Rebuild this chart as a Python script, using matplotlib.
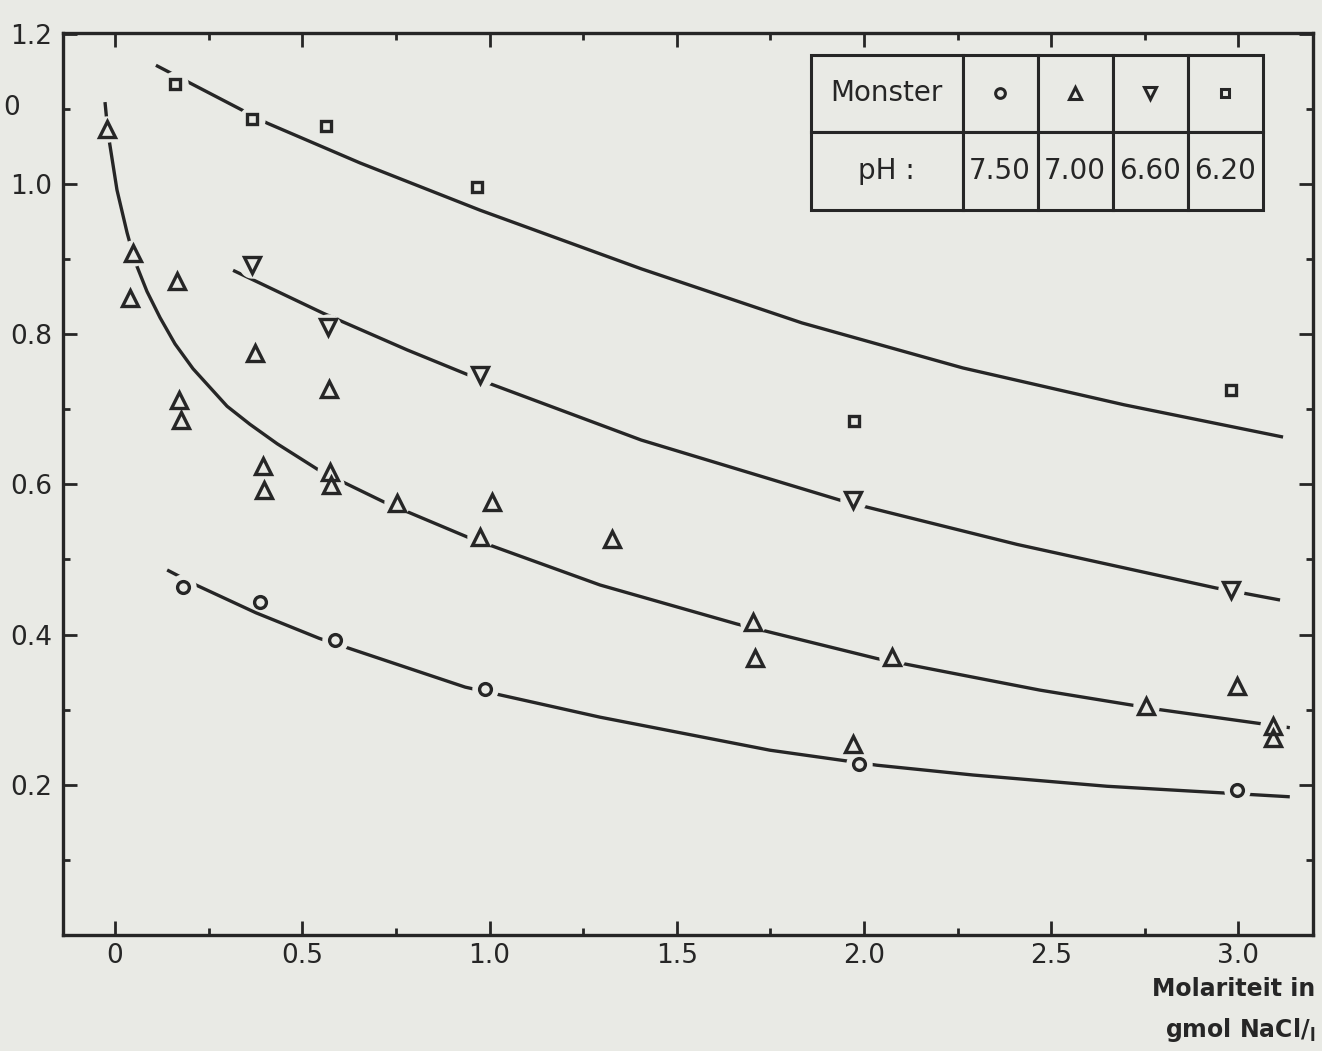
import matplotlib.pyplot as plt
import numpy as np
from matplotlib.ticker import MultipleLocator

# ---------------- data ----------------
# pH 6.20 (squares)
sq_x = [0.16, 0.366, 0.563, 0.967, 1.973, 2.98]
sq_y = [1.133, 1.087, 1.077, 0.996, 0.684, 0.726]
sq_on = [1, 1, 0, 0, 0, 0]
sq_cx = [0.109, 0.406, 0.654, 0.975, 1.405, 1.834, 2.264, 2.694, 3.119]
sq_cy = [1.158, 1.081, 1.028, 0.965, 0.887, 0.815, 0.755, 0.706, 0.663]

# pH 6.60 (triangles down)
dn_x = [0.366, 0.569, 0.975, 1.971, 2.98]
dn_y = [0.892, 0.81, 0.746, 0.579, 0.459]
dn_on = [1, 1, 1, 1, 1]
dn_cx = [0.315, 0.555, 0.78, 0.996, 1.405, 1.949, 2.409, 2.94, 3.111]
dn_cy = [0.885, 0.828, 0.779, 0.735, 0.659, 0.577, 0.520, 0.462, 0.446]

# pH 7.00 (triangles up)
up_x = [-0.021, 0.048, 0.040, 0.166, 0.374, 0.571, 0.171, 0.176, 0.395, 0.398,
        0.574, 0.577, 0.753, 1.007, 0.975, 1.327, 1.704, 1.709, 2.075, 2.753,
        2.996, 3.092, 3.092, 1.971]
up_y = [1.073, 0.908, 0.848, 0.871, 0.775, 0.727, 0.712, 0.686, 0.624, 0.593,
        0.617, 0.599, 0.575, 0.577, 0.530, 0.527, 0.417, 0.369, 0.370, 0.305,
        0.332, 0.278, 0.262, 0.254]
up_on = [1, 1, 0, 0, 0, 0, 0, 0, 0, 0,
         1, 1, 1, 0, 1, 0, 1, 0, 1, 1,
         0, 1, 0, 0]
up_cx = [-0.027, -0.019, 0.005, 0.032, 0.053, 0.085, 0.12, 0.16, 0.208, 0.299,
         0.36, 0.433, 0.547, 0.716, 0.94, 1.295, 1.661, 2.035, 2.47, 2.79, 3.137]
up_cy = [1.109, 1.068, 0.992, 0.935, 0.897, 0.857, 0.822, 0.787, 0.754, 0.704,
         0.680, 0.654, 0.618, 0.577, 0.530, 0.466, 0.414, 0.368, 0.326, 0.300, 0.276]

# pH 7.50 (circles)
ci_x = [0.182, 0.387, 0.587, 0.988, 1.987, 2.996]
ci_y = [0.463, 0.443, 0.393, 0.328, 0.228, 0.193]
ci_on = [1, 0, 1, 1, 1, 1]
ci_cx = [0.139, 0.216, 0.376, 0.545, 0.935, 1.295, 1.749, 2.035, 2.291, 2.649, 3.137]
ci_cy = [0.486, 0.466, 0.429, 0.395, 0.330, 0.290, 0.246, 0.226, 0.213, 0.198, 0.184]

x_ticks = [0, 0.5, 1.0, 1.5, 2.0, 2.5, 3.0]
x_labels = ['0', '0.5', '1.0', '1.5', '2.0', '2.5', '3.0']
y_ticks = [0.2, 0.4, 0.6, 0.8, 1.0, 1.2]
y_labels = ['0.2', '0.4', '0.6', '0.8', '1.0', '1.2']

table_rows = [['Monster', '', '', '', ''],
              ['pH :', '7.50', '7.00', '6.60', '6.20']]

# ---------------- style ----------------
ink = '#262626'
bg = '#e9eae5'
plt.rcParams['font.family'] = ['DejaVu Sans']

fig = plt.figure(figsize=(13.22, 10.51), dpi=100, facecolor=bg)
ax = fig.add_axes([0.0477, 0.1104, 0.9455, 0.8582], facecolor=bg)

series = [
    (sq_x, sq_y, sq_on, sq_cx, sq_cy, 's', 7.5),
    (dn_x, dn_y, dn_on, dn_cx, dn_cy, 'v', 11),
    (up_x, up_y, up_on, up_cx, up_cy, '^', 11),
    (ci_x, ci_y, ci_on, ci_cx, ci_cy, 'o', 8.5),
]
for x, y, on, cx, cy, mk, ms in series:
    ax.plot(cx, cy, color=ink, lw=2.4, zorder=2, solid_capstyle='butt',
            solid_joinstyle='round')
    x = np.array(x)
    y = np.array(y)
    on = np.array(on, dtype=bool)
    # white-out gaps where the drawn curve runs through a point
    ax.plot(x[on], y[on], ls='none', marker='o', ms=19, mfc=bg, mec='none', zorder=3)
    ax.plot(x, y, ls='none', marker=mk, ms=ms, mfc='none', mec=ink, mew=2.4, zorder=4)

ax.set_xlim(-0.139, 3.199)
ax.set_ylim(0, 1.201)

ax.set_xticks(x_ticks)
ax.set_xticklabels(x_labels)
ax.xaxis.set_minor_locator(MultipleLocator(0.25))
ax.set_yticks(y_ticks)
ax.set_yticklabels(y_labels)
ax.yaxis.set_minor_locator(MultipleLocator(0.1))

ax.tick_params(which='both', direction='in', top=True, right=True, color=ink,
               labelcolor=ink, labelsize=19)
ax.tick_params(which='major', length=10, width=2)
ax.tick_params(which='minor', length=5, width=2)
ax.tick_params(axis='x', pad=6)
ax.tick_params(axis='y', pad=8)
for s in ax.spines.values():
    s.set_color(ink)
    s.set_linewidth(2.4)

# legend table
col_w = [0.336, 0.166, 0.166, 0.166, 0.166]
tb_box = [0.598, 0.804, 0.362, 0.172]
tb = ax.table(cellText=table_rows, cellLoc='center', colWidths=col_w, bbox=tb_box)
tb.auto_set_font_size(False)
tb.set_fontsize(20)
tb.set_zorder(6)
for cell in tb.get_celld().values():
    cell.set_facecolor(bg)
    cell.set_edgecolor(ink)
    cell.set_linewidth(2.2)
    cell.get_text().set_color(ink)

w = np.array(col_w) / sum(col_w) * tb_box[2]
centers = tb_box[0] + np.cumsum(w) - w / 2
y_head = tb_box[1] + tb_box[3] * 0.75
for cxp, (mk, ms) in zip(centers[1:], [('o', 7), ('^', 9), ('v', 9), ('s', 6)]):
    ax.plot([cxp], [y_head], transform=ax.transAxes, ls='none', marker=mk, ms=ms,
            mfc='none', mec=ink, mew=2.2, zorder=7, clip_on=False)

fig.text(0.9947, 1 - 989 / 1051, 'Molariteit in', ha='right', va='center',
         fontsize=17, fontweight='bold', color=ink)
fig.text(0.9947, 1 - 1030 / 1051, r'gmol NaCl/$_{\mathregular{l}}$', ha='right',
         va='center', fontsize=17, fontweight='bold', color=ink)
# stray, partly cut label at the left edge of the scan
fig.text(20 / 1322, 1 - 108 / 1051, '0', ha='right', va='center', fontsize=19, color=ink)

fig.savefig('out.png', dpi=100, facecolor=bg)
----
Goal: Work out how many lines above contain the word "matplotlib". Give only the number.

Task answer: 3